Task objective
Write out the listing, please, but only from its first line through the line containing "import seaborn as sns", exactly as given and without pictures.

Data section
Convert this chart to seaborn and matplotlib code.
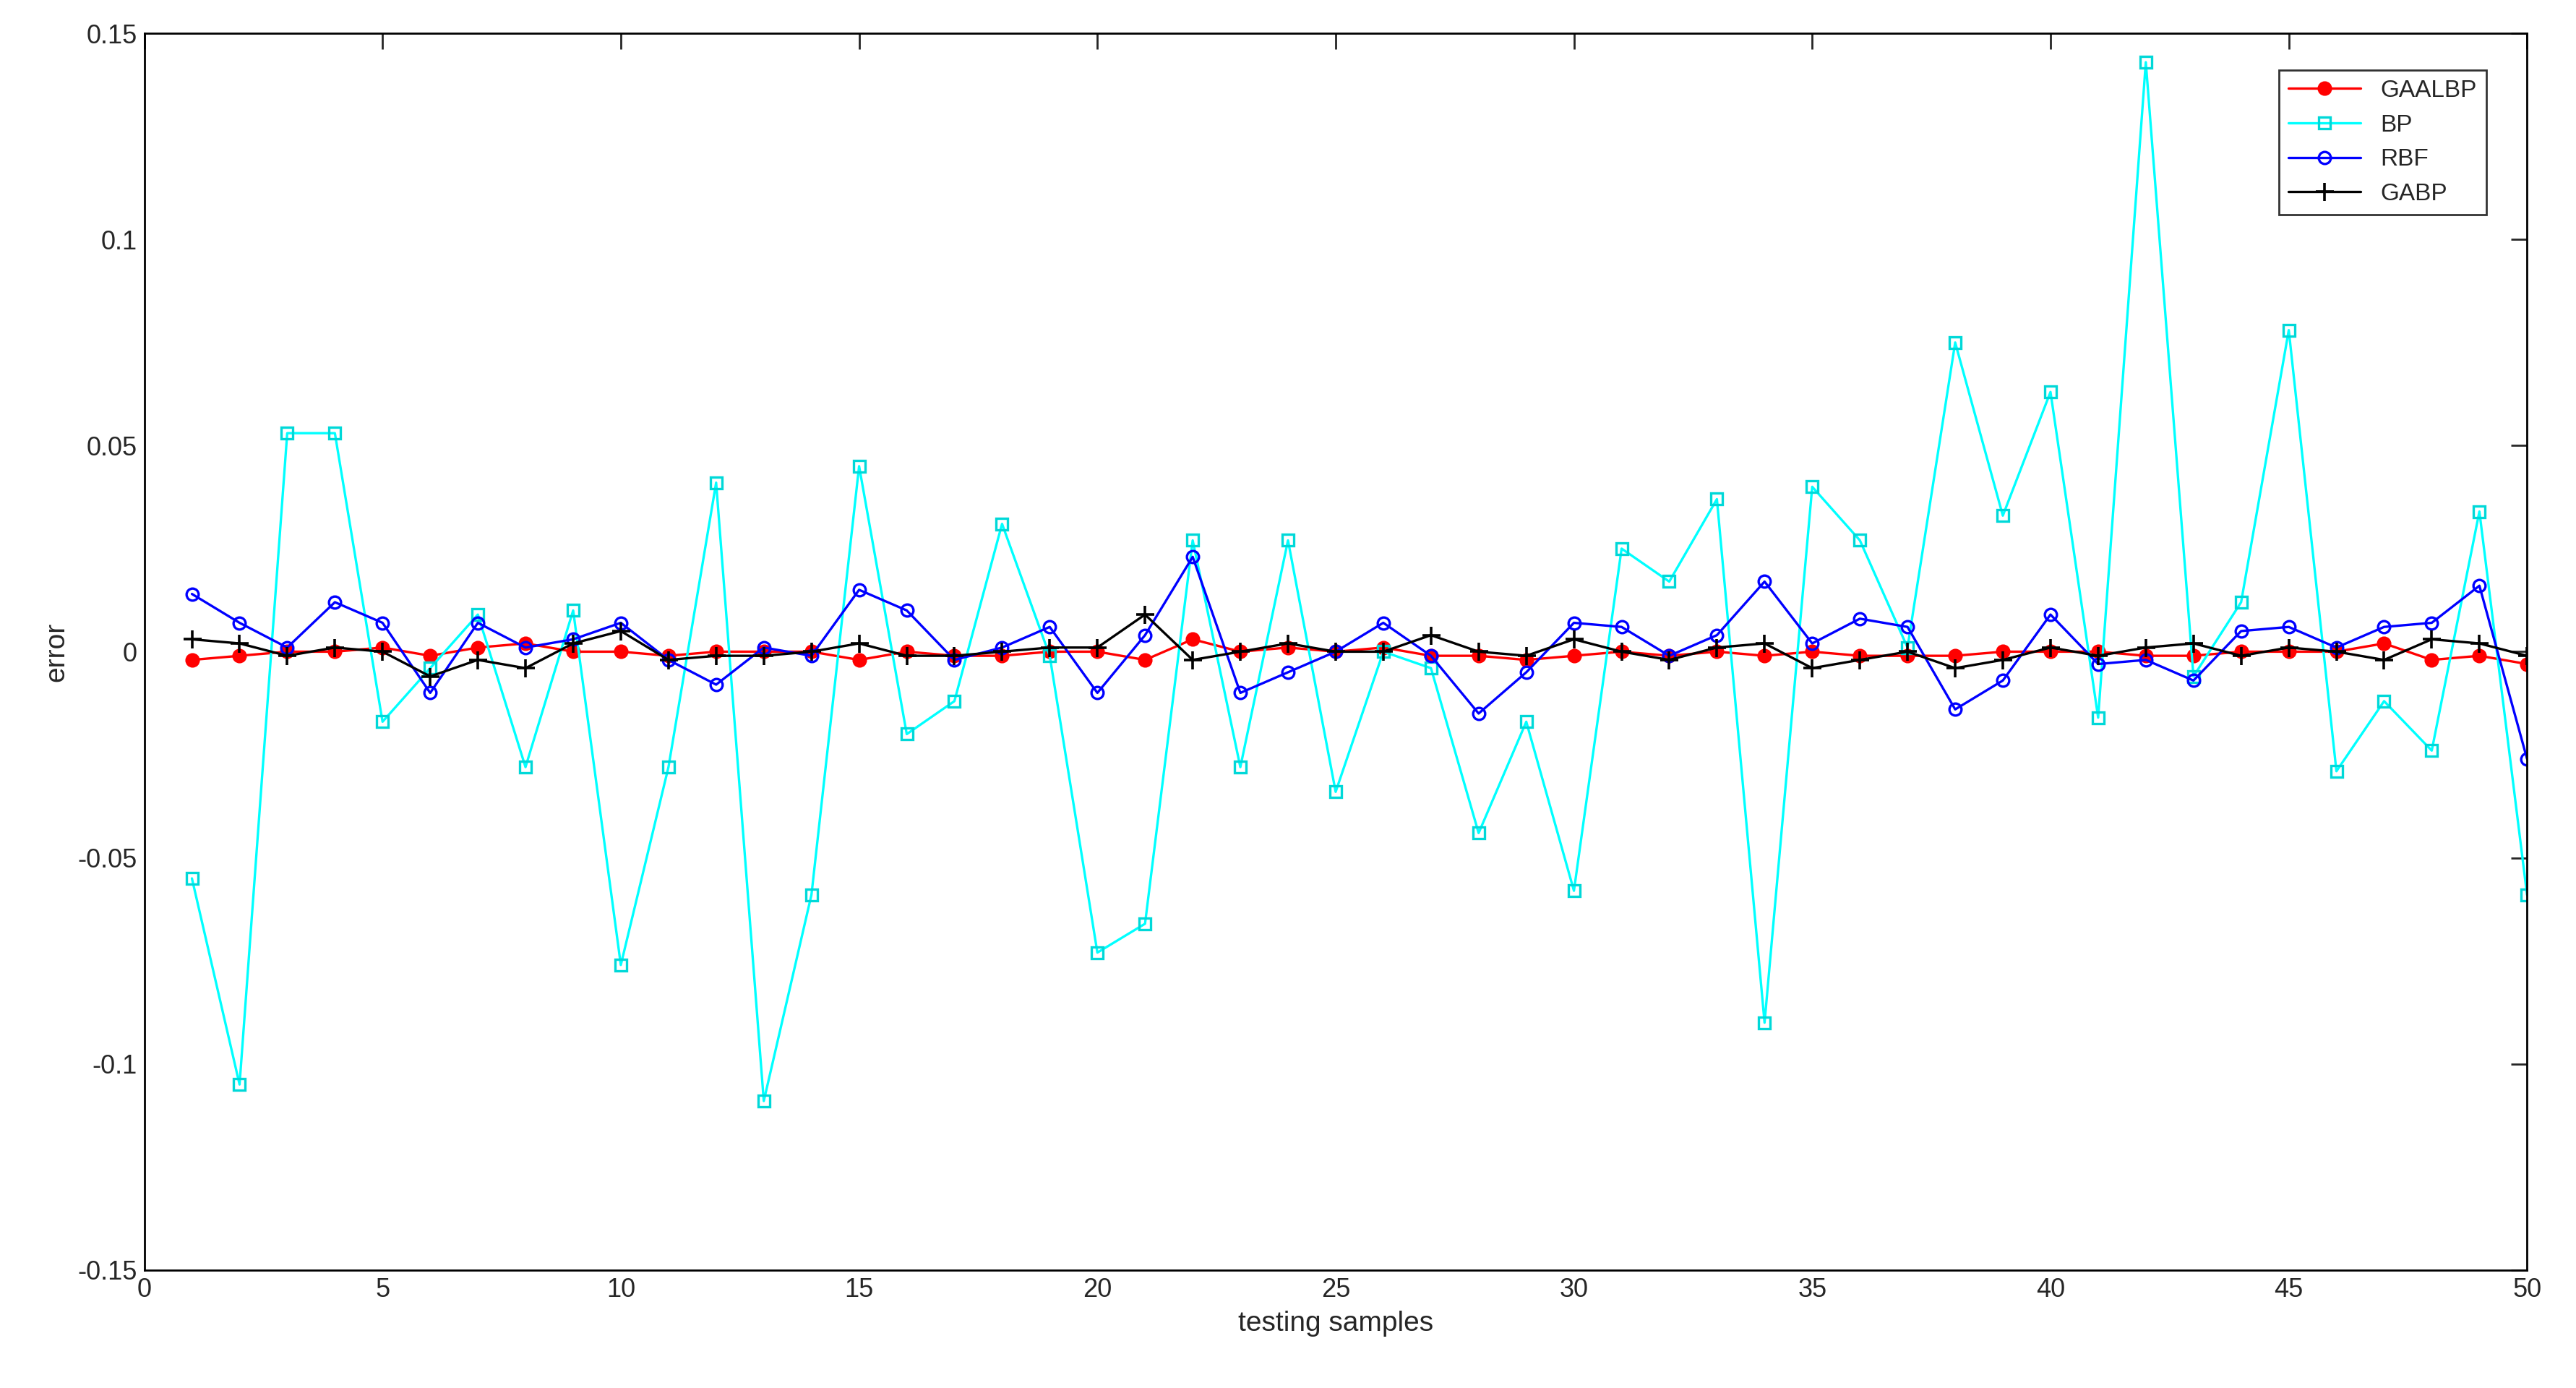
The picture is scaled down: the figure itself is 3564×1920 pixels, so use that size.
import numpy as np
import pandas as pd
import matplotlib
matplotlib.use("Agg")
import matplotlib.pyplot as plt
import seaborn as sns

samples = list(range(1, 51))
bp = [-0.055,-0.105,0.053,0.053,-0.017,-0.004,0.009,-0.028,0.010,-0.076,
      -0.028,0.041,-0.109,-0.059,0.045,-0.020,-0.012,0.031,-0.001,-0.073,
      -0.066,0.027,-0.028,0.027,-0.034,0.000,-0.004,-0.044,-0.017,-0.058,
      0.025,0.017,0.037,-0.090,0.040,0.027,0.001,0.075,0.033,0.063,
      -0.016,0.143,-0.006,0.012,0.078,-0.029,-0.012,-0.024,0.034,-0.059]
rbf = [0.014,0.007,0.001,0.012,0.007,-0.010,0.007,0.001,0.003,0.007,
       -0.002,-0.008,0.001,-0.001,0.015,0.010,-0.002,0.001,0.006,-0.010,
       0.004,0.023,-0.010,-0.005,0.000,0.007,-0.001,-0.015,-0.005,0.007,
       0.006,-0.001,0.004,0.017,0.002,0.008,0.006,-0.014,-0.007,0.009,
       -0.003,-0.002,-0.007,0.005,0.006,0.001,0.006,0.007,0.016,-0.026]
gaalbp = [-0.002,-0.001,0.000,0.000,0.001,-0.001,0.001,0.002,0.000,0.000,
          -0.001,0.000,0.000,0.000,-0.002,0.000,-0.001,-0.001,0.000,0.000,
          -0.002,0.003,0.000,0.001,0.000,0.001,-0.001,-0.001,-0.002,-0.001,
          0.000,-0.001,0.000,-0.001,0.000,-0.001,-0.001,-0.001,0.000,0.000,
          0.000,-0.001,-0.001,0.000,0.000,0.000,0.002,-0.002,-0.001,-0.003]
gabp = [0.003,0.002,-0.001,0.001,0.000,-0.006,-0.002,-0.004,0.002,0.005,
        -0.002,-0.001,-0.001,0.000,0.002,-0.001,-0.001,0.000,0.001,0.001,
        0.009,-0.002,0.000,0.002,0.000,0.000,0.004,0.000,-0.001,0.003,
        0.000,-0.002,0.001,0.002,-0.004,-0.002,0.000,-0.004,-0.002,0.001,
        -0.001,0.001,0.002,-0.001,0.001,0.000,-0.002,0.003,0.002,-0.001]

sns.set_style("white")
plt.rcParams['font.family'] = ['Arial', 'Liberation Sans', 'DejaVu Sans']

fig = plt.figure(figsize=(17.82, 9.6), dpi=200)
ax = fig.add_axes([0.056, 0.085, 0.925, 0.891])

series = [
    ("GAALBP", gaalbp, dict(color="red", marker="o", markersize=6.5, markerfacecolor="red", markeredgecolor="red")),
    ("BP", bp, dict(color="cyan", marker="s", markersize=6, markerfacecolor="none", markeredgecolor="#00d8d8", markeredgewidth=1.2)),
    ("RBF", rbf, dict(color="blue", marker="o", markersize=6, markerfacecolor="none", markeredgecolor="blue", markeredgewidth=1.2)),
    ("GABP", gabp, dict(color="black", marker="+", markersize=9, markeredgecolor="black", markeredgewidth=1.3)),
]
for name, vals, kw in series:
    sns.lineplot(x=samples, y=vals, ax=ax, label=name, linewidth=1.2, **kw)

ax.set_xlim(0, 50)
ax.set_ylim(-0.15, 0.15)
ax.set_xticks(range(0, 51, 5))
yt = [-0.15, -0.1, -0.05, 0, 0.05, 0.1, 0.15]
ax.set_yticks(yt)
ax.set_yticklabels(["-0.15", "-0.1", "-0.05", "0", "0.05", "0.1", "0.15"])
ax.tick_params(direction="in", length=8, labelsize=13, top=True, right=True, width=1)
for s in ax.spines.values():
    s.set_visible(True); s.set_color("black"); s.set_linewidth(1)
ax.set_xlabel("testing samples", fontsize=14)
ax.set_ylabel("error", fontsize=14)
leg = ax.legend(loc="upper right", fontsize=12, frameon=True, fancybox=False,
                edgecolor="black", borderaxespad=1.0, handlelength=3,
                bbox_to_anchor=(0.993, 0.99))
leg.get_frame().set_linewidth(1)
fig.savefig("out.png", dpi=200)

The answer
Convert this chart to seaborn and matplotlib code.
The picture is scaled down: the figure itself is 3564×1920 pixels, so use that size.
import numpy as np
import pandas as pd
import matplotlib
matplotlib.use("Agg")
import matplotlib.pyplot as plt
import seaborn as sns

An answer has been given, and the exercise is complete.